1. Myth or Fact? Ankylosing Spondylitis (AS) Only Affects the Back
This is a big myth. Ankylosing Spondylitis (AS) is a form of inflammatory, painful arthritis that mainly affects the lower back and spinal joints (vertebrae). However, other joints such as the knee, shoulders, hips, ribs, heels and small joints of the hands and feet can be involved, too.
Even the eyes can be affected with a condition known as uveitis, and rarely, the lungs and heart, too.
- The word spondylitis refers to inflammation of the spine; ankylosis means fusion of two bones into one.
- The joints between the vertebrae, and the joints between the spine and the pelvis eventually grow together (fuse).
- This can limit movement and cause severe pain.
People with severe AS may stoop over due to the fixed position of the spine – this is termed kyphosis.
2. Myth or Fact? Ankylosing Spondylitis Only Affects the Elderly
This is also a myth. Ankylosing Spondylitis (AS) is uncommon and rarely begins after the age of 45.
- It occurs most frequently in white males 20 to 40 years old, although it can occur in children, too.
- Even though ankylosing spondylitis is a type of arthritis, it only affects about 1 in 1000 people.
The exact cause of AS is not known, but there does appear to be a genetic link as it does run in families. About 90% of people with AS also have a gene that produces a “genetic marker” – a protein called HLA-B27. However, having the gene doesn’t mean you will absolutely get AS – fewer than 5% of people with HLA-B27 get AS.
3. Myth or Fact? Ankylosing Spondylitis is Easily Curable
This is a myth, too. There is not a cure for Ankylosing Spondylitis (AS); however, there are FDA-approved medications that can reduce AS symptoms and help to manage the pain.
- AS is characterized by acute, painful relapses of back pain followed by periods of remission where symptoms subside.
- In some patients, pain may occur elsewhere – for example in the shoulders, hips, ribs, and small joints of the hands and feet.
- Pain may be worse in the morning and decrease during the day and with exercise.
AS is an autoimmune disorder, which is an illness that occurs when the immune system wrongly attacks tissues in the body. NSAIDs are helpful for pain and studies show TNF blockers can slow or halt AS disease progression.
Secukinumab (Consentyx), the first in a new class of medicines called interleukin-17A (IL-17A) inhibitors was FDA approved in 2016 to treat AS. Consentyx significantly reduces signs and symptoms of AS and increases overall mobility.
4. Myth or Fact? Diagnosis of Ankylosing Spondylitis Requires Many Tests
Not really, this is a myth. Usually the diagnosis is fairly straightforward. A rheumatologist, a specialized arthritis doctor, will usually make the initial diagnosis.

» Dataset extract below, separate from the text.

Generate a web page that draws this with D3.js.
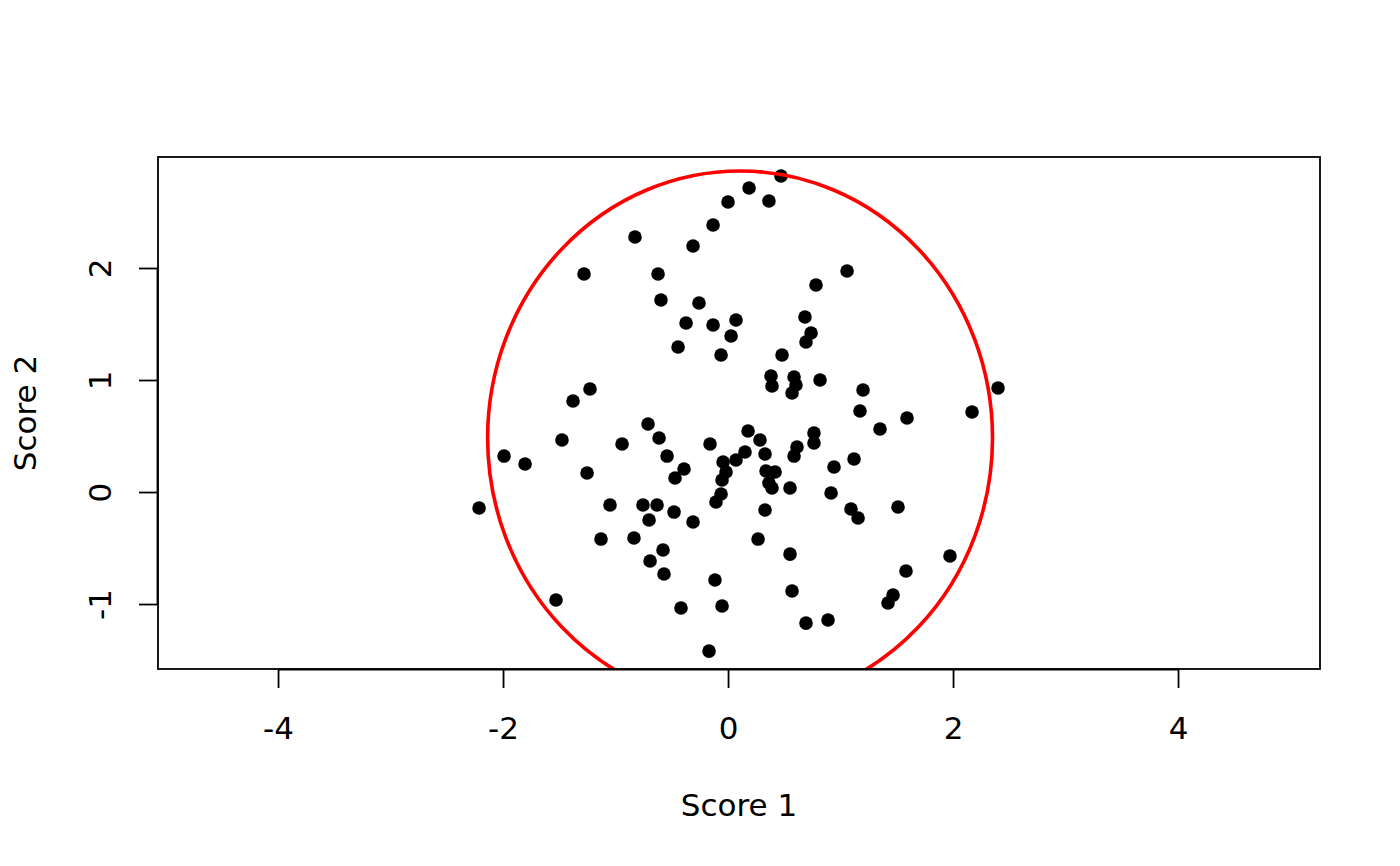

An X-ray or MRI can show if there is inflammation of the sacroiliac joints (the sacroiliac joints link your pelvis and lower spine). The doctor may also run a blood test for the presence of genetic markers, and symptoms and history help to make the diagnosis. They also look for:
- Evidence of low back pain and stiffness for a period of 3 months, which improves with exercise, but is not relieved by rest.
- Limits of lumbar spine motion while bending
- Limits of chest expansion when breathing.
5. Myth or Fact? Drugs Are the Only Way to Treat Ankylosing Spondylitis
This statement is a myth.
While medications are one component, they aren’t used alone. The goals of treatment with AS are fourfold:
- Lessen joint pain and stiffness
- Slow disease progression
- Prevent joint deformity, such as kyphosis
- Maintain posture and daily work and life function
Treatment for AS involves a multi-stepped approach: medication, exercise and/or physical therapy, applying heat / cold for muscle relaxation and to relieve joint pain.
Joining an ankylosing spondylitis support group may provide benefits, as well, like discussion among your peers and keeping up with the latest news. However, support or chat groups should never replace the advice of your physician.
6. Myth or Fact? People with Ankylosing Spondylitis Should Avoid Exercise
Absolutely not, another myth. A defined plan of physical therapy and individualized exercise is important for everyone with AS.
Back stiffness, especially in the morning, is one feature of AS that often improves with activity. People who have this disorder may get worse if they do not exercise regularly. The physician may send the patient to the physical therapist who can develop a plan of stretching, deep breathing and range-of-motion exercises. Hydrotherapy (pools, whirlpool spas, hot tubs, and physiotherapy tanks) may be used as well.
Physical therapy can help to keep the back flexible, prevent stooping, make daily activities easier, and lower the chances of severe pain or further injury.